#5 REACT – Rights in practice. Degrading treatments in detention centres in Libya: is it possible to claim compensation from the Italian State?

Argomenti:détention//funds

What it is about

With the Italy-Libya Memorandum of February 2017 the Italian State made specific international commitments to the government in Tripoli on the management of migration flows. Among other things, the Italian government committed to “adapt and finance” Libyan detention centres for irregular migrants, as well as to train the Libyan personnel working there.

Thus, in 2017 the Italian Agency for Development Cooperation (AICS) allocated 6 million euro for interventions inside the Libyan detention centres for migrants, dividing the amount into three calls addressed to Italian NGOs, to be implemented through Libyan implementing partners.

It was already public knowledge at the time that Libyan centres are places where managers often perpetrate severe abuses against detainees, widely documented by a plurality of international observers.

In May 2020, the Court of Messina convicted three guards of the Al Nasr center in Zawiya, site of one of the AICS projects, worth one million euro, to long prison terms for severe abuses and violence committed inside the centre, run by the al Nasr clan to which the well-known trafficker Abdurahman al Milad, known as “Bija”, belongs.

In the calls under review, AICS also openly acknowledges that the government in Tripoli seems to have a merely nominal control over many of the centres, which are de facto run by local militias. 

In spite of this, AICS did not set up a check on the use of funds until a few months ago. It declared itself satisfied with generic expenditure reports, it did not carry out any factual assessment on the conditions of the centres where those resources were allocated. 

It cannot be ruled out that these resources have contributed to strengthening or supporting the Libyan detention capacity through which the well known crimes against foreign citizens are perpetrated.

For further information, see: 

ASGI complaint to the Court of Auditors 

Report: Critical profiles on Italian NGOs’ activities in the detention centres in Libya with AICS funds

Court of Messina 149/2020 on the crimes committed inside the Zawyia centre

What has been done

ASGI lodged a complaint at the Prosecutor’s Office at the Rome Court of Auditors reporting several critical issues related to the interventions carried out by some Italian NGOs operating in Libya with AICS funds. ASGI also published a report on the critical profiles of Italian NGOs’ activities operated within detention centres in Libya with AICS funds.

What else can be done

Apart from challenging the legitimacy of the use of funds in detention centres in Libya, what we intend to do is try to claim compensation for the conditions suffered by third country nationals in detention centres in Libya.
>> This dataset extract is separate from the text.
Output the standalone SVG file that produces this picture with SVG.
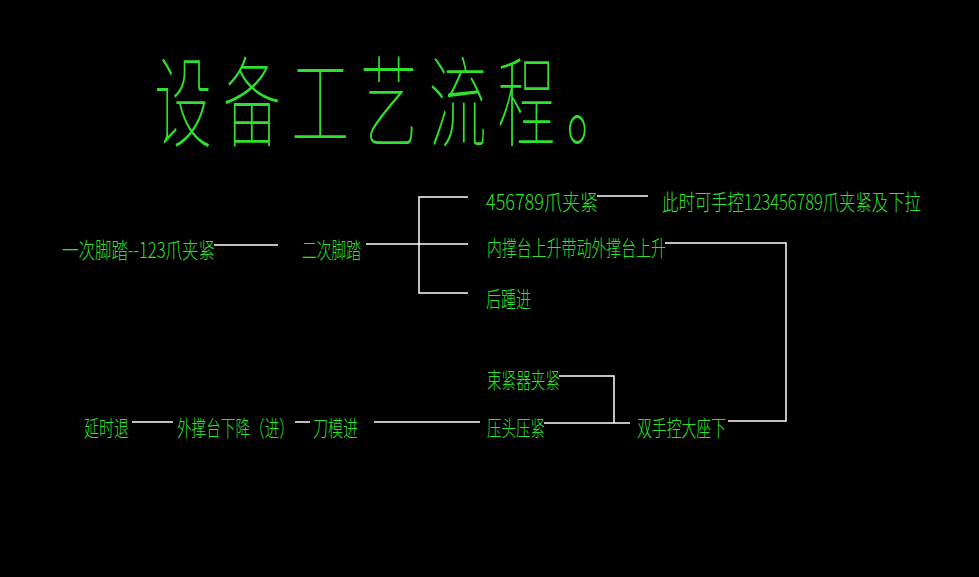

In particular, if third country nationals have been in the following reception centres, it is theoretically possible to promote litigation against the Italian State because AICS funded projects have been operating there: 

Tarek al Sika 

Tarek al Matar 

Tajoura 

Qasr bin Gashir 

Al Nasr (Zawiya) 

Khoms 

Al-Sabaa 

Dar el Jabal (Zintan) 

Sabratha 

Zwara/Zuwara 

Legal advisors and lawyers can therefore collect information, report to this project or promote litigation for those who have suffered degrading treatments in these centres.

Members of Parliament should ask the government and the Ministry of Foreign Affairs to report on how the funds are spent in detention centres and in Libya, on the monitoring mechanisms and the guarantees required.